▶ What the exercise asks: Write out each line from the data below that includes the word "this".

*** Records supplied ***

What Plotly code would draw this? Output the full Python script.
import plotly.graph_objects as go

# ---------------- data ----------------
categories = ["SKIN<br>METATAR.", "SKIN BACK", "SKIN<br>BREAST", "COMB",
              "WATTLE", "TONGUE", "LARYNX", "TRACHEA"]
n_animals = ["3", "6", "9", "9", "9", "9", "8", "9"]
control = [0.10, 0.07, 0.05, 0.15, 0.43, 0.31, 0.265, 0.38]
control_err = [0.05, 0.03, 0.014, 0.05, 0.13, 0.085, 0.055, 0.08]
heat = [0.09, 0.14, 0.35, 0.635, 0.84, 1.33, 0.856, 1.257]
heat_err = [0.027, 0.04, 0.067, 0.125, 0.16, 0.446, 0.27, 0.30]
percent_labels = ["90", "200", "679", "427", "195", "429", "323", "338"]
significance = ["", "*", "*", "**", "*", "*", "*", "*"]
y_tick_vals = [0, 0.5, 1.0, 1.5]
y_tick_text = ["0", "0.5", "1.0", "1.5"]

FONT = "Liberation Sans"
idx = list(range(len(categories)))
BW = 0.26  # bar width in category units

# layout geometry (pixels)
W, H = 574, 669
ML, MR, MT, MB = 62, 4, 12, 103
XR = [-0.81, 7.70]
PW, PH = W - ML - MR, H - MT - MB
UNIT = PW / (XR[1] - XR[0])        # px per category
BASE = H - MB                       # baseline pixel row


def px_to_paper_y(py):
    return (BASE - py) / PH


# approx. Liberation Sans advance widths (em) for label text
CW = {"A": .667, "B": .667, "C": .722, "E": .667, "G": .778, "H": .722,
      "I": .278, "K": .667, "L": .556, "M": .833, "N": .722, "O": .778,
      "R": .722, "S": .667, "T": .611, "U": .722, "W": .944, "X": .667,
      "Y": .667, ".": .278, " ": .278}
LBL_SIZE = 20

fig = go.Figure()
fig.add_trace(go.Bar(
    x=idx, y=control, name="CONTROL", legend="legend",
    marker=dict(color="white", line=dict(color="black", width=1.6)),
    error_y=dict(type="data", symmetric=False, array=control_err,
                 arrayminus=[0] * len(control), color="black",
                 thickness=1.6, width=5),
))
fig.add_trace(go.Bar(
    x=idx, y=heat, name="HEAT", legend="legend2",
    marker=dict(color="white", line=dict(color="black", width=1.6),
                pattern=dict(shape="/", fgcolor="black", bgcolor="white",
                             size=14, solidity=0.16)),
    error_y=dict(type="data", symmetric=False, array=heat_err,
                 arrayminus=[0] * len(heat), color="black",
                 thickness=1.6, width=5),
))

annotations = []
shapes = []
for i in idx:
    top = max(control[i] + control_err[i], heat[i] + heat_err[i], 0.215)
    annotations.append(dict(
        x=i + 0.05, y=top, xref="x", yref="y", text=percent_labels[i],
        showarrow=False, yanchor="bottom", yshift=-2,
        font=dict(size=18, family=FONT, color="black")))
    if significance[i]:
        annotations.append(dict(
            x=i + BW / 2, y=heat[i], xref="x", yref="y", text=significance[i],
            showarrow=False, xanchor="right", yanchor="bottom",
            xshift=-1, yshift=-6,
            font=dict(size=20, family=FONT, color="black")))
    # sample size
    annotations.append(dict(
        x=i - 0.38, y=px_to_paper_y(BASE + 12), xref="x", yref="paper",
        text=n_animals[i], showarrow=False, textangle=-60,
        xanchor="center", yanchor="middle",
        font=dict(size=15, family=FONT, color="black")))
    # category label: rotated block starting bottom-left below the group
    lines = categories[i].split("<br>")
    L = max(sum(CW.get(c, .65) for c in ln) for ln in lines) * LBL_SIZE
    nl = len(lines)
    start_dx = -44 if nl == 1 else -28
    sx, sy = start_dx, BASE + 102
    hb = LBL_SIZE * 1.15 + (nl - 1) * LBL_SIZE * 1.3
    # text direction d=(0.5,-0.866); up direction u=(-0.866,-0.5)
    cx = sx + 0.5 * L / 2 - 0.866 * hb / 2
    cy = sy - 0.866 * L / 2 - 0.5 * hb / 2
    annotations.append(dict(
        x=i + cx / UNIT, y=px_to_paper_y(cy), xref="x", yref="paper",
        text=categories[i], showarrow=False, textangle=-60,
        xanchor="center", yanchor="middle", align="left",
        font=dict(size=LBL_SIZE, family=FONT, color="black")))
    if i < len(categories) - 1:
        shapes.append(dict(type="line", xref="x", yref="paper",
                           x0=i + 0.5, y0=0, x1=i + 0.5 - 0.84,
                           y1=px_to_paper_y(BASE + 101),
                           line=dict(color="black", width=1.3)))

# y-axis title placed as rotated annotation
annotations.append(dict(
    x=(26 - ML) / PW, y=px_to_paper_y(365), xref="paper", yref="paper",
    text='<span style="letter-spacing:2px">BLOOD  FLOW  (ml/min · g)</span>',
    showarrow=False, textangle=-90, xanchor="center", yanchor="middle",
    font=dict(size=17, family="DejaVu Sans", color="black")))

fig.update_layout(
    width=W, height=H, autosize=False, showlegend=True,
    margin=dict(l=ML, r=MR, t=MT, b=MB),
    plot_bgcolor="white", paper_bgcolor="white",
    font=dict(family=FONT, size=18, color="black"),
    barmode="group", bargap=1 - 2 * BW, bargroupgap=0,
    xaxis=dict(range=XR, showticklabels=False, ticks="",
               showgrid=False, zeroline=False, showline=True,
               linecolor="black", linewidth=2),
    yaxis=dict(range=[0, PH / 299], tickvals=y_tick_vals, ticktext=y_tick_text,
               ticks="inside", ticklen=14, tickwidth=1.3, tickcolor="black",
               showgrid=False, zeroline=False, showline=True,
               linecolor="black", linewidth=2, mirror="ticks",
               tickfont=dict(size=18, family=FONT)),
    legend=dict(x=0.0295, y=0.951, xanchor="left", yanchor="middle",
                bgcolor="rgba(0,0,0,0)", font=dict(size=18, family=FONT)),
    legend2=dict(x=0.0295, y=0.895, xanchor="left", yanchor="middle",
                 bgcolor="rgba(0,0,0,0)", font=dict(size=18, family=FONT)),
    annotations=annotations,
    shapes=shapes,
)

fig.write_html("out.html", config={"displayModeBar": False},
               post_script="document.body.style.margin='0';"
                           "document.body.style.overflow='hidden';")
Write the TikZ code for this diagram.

***
*** Records supplied ***

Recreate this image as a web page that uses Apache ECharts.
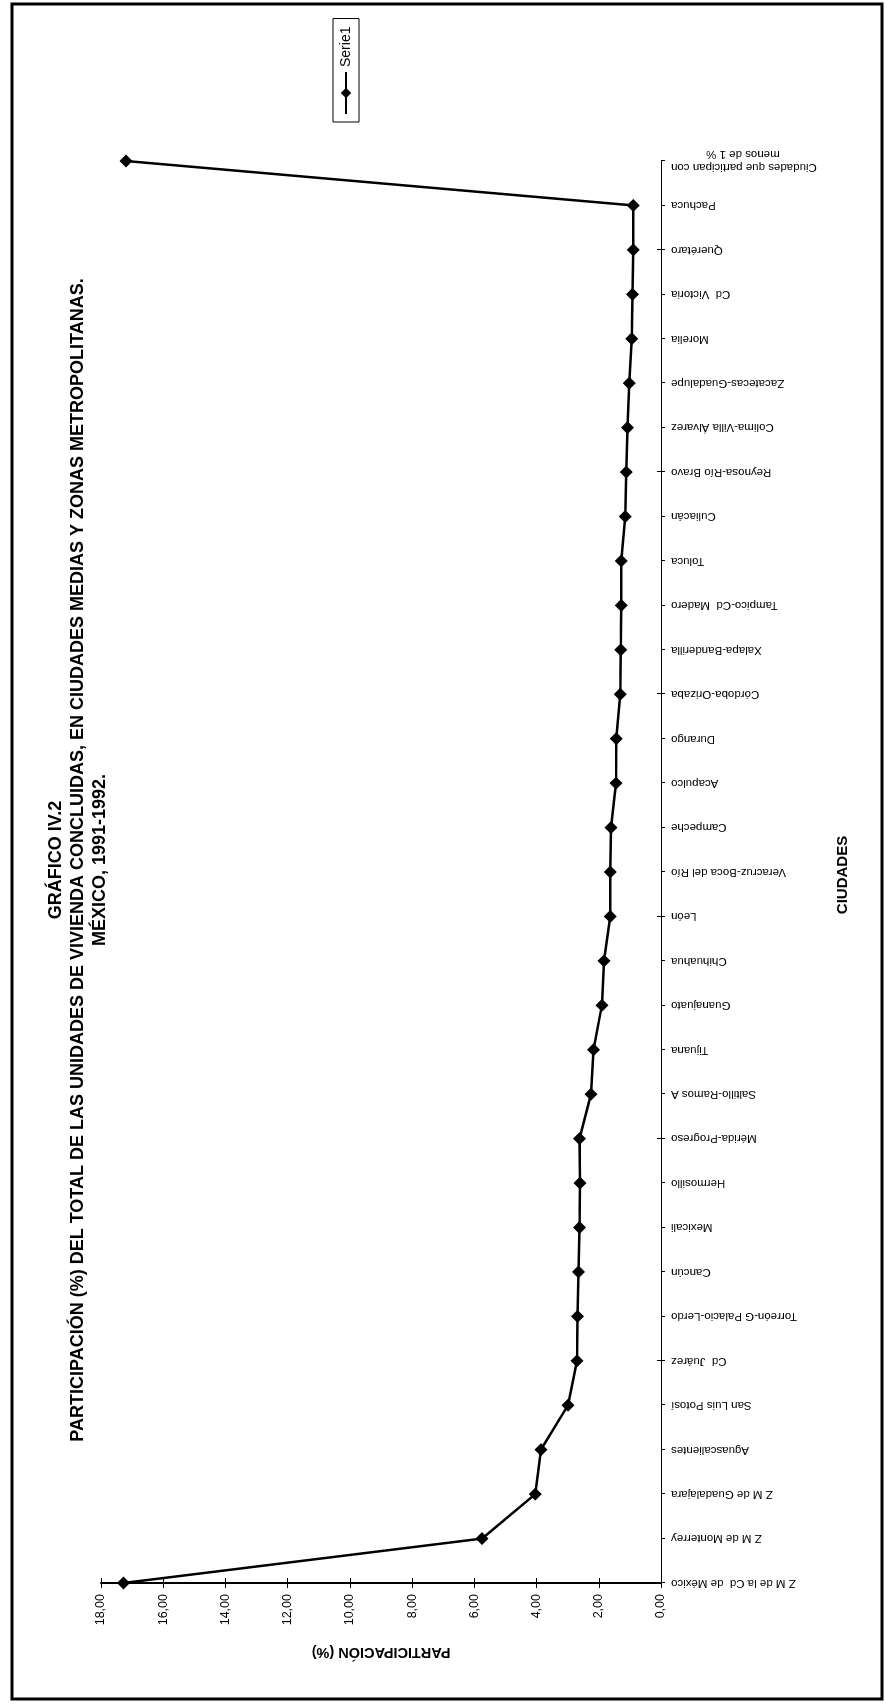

***

▶ Finished task:
What Plotly code would draw this? Output the full Python script.
Write the TikZ code for this diagram.
Recreate this image as a web page that uses Apache ECharts.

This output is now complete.